17 novembro 2021

ESTAR SOZINHA NÃO É SOLIDÃO

 

Quem tem medo de ficar só não se dá a chance de descobrir as delícias de um encontro consigo mesma

MARCIA TIBURI

 

         Fundei há anos o MDS, Movimento em Defesa da Solidão, com o objetivo de tornar o ‘estar só’ um direito humano. Eu que gosto tanto de ficar sozinha, imaginei que a minha demanda encontraria eco em um mundo onde estar junto é sempre possível, nem que seja virtualmente. O MDS tem um líder e um membro, eu mesma. Não aceita parceiros, mas respeita apoiadores e simpatizantes, que podem fundar seus movimentos desde que não queiram se reunir ao meu. Ajudam se mantendo longe. O MDS não presta serviços nem publica manifestos, não pode promover um Disk-Solidão, um telefonema estragaria a sua revolução. Seu lema é até bem antipático: “Me deixa!” Faço passeatas diárias com minha bandeira transparente: o MDS tem que ser invisível, pois quanto mais se mostra mais se contradiz. (Vou parar de falar antes que se espalhe a notícia, acabando com a luta pelo “estar só é bom demais”.)

         Adoro e preciso estar só, por isso escrevo. Não é um espírito de eremita que me anima, também gosto muito de estar junto da minha filha e de amigos e dos meus alunos. Fui casada por dez anos e agora tenho um namorado, que (por acaso?) mora a mais de dois mil quilômetros de distância. Eu o vejo uma vez por semana ou menos. Gostaria de ficar mais com ele, porque, entre suas tantas virtudes, está o respeito pelo meu “estar só”. Já fui muito feliz por não namorar ninguém e curtir o nada em volta, onde eu mesma me distribuía bem. Mas ainda estou mais para o Zaratustra de Nietzsche, que se retirava para as montanhas para isolar-se e voltava para contar as novidades. “Estar junto” sem temperar com “estar só” é tão ruim quanto “estar só” sem saber o que é “estar junto”.

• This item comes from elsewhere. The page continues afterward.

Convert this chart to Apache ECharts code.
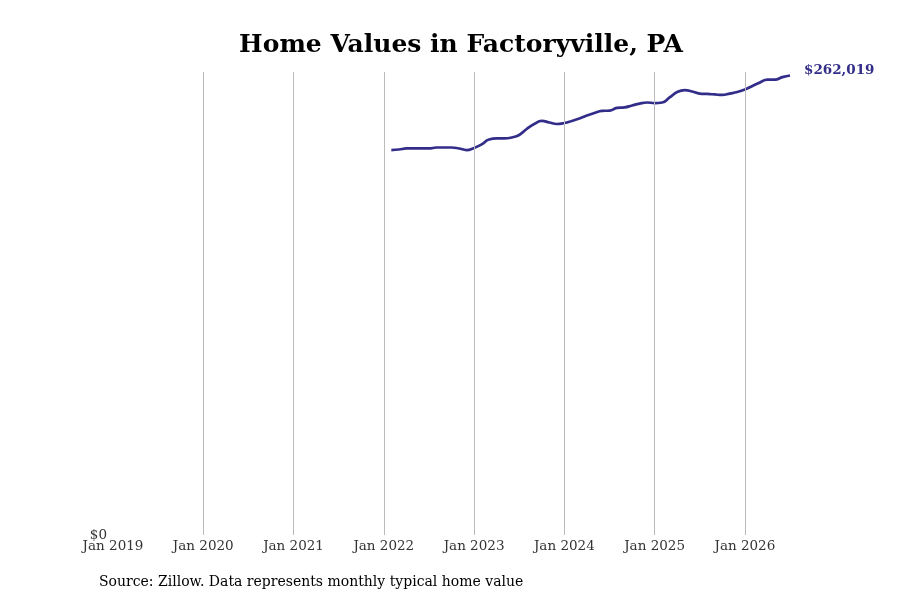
<!DOCTYPE html>
<html>
<head>
<meta charset="utf-8">
<script src="https://cdn.jsdelivr.net/npm/echarts@6/dist/echarts.min.js"></script>
<style>
  html, body { margin: 0; padding: 0; background: #fff; }
  #chart { width: 900px; height: 600px; }
</style>
</head>
<body>
<div id="chart"></div>
<script>
// monthly typical home value, Feb 2022 - Jul 2026
var months = [
  "2022-02", "2022-03", "2022-04", "2022-05", "2022-06", "2022-07", "2022-08", "2022-09", "2022-10", "2022-11", "2022-12",
  "2023-01", "2023-02", "2023-03", "2023-04", "2023-05", "2023-06", "2023-07", "2023-08", "2023-09", "2023-10", "2023-11", "2023-12",
  "2024-01", "2024-02", "2024-03", "2024-04", "2024-05", "2024-06", "2024-07", "2024-08", "2024-09", "2024-10", "2024-11", "2024-12",
  "2025-01", "2025-02", "2025-03", "2025-04", "2025-05", "2025-06", "2025-07", "2025-08", "2025-09", "2025-10", "2025-11", "2025-12",
  "2026-01", "2026-02", "2026-03", "2026-04", "2026-05", "2026-06", "2026-07"
];
var values = [
  219500, 219800, 220400, 220400, 220400, 220400, 220950, 220950, 220950, 220400, 219500,
  220700, 222700, 225500, 226100, 226100, 226650, 228100, 231500, 234350, 236100, 235200, 234350,
  234900, 236100, 237500, 239200, 240600, 241800, 242000, 243500, 243800, 244900, 246000, 246600,
  246300, 246600, 249500, 252600, 253700, 252900, 251700, 251500, 251200, 250900, 251700, 252600,
  254000, 256000, 258000, 259700, 259700, 261100, 262019
];
var startYear = 2019;
var yearTicks = ["Jan 2019", "Jan 2020", "Jan 2021", "Jan 2022", "Jan 2023", "Jan 2024", "Jan 2025", "Jan 2026"];

// months since Jan 2019
function monthIndex(s) {
  var p = s.split("-");
  return (parseInt(p[0], 10) - startYear) * 12 + parseInt(p[1], 10) - 1;
}

(function () {
  var myChart = echarts.init(document.getElementById("chart"));
  var seriesData = months.map(function (m, i) { return [monthIndex(m), values[i]]; });
  var lastX = seriesData[seriesData.length - 1][0];
  // vertical lines at every January except the first
  var gridLines = [];
  for (var k = 1; k < yearTicks.length; k++) {
    gridLines.push({ xAxis: k * 12 });
  }

  var option = {
    textStyle: { fontFamily: "DejaVu Serif" },
    title: {
      text: "Home Values in Factoryville, PA",
      left: 456,
      textAlign: "center",
      top: 28,
      textStyle: { fontFamily: "DejaVu Serif", fontSize: 25, fontWeight: "bold", color: "#000" }
    },
    graphic: [{
      type: "text",
      left: 99,
      top: 575,
      style: {
        text: "Source: Zillow. Data represents monthly typical home value",
        fontFamily: "DejaVu Serif",
        fontSize: 14,
        fill: "#000"
      }
    }],
    grid: { left: 113, right: 110, top: 72, bottom: 65 },
    xAxis: {
      type: "value",
      min: 0,
      max: lastX,
      interval: 12,
      axisLine: { show: false },
      axisTick: { show: false },
      splitLine: { show: false },
      axisLabel: {
        margin: 4,
        fontSize: 13.5,
        color: "#333",
        fontFamily: "DejaVu Serif",
        formatter: function (v) {
          if (v % 12 !== 0) return "";
          return yearTicks[v / 12] || "";
        }
      }
    },
    yAxis: {
      type: "value",
      min: 0,
      max: 264000,
      interval: 264000,
      axisLine: { show: false },
      axisTick: { show: false },
      splitLine: { show: false },
      axisLabel: {
        margin: 6,
        fontSize: 13.5,
        color: "#333",
        fontFamily: "DejaVu Serif",
        verticalAlign: "middle",
        padding: [0, 0, -3, 0],
        formatter: function (v) { return v === 0 ? "$0" : ""; }
      }
    },
    series: [{
      type: "line",
      data: seriesData,
      smooth: true,
      showSymbol: false,
      lineStyle: { color: "#332d8a", width: 2.7 },
      itemStyle: { color: "#332d8a" },
      endLabel: {
        show: true,
        offset: [6, -5],
        fontFamily: "DejaVu Serif",
        fontSize: 13.5,
        fontWeight: "bold",
        color: "#332d8a",
        formatter: function (p) { return "$" + p.value[1].toLocaleString("en-US"); }
      },
      markLine: {
        silent: true,
        symbol: "none",
        label: { show: false },
        lineStyle: { color: "#bbb", width: 1, type: "solid" },
        data: gridLines
      }
    }]
  };

  myChart.setOption(option);
  window.addEventListener("resize", function () {
    myChart.resize();
  });
})();
</script>
</body>
</html>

         Ah, gosto das pessoas, mas para mim basta saber delas, amá-las de longe, encontrar raramente. Tenho amigos que amo, gosto de escrever para eles, de ligar às vezes. Saio pouco, só compareço a festas obrigatórias (aquelas às quais, se eu não for, meus amigos vão ficar chateados), detesto ir (e não vou) à casa das pessoas, prefiro que venham à minha e convido poucos. (Ah, quer me ver em pânico? Me convide para ir a uma danceteria.) Quem inventou que o ser humano é um animal gregário estava certo, mas foi parcial. Somos o animal que também se desagrega, se desgarra, que deseja desincumbir-se do outro, quieto num canto, sem conversa. Para uns a solidão é o incômodo de estar só. Prefiro pensar na festa de estar só. A solidão é um descanso necessário e, bem aproveitada, um belo encontro. E com licença que hoje é sábado e eu vou beber uma taça de vinho comigo e entrar na madrugada escrevendo.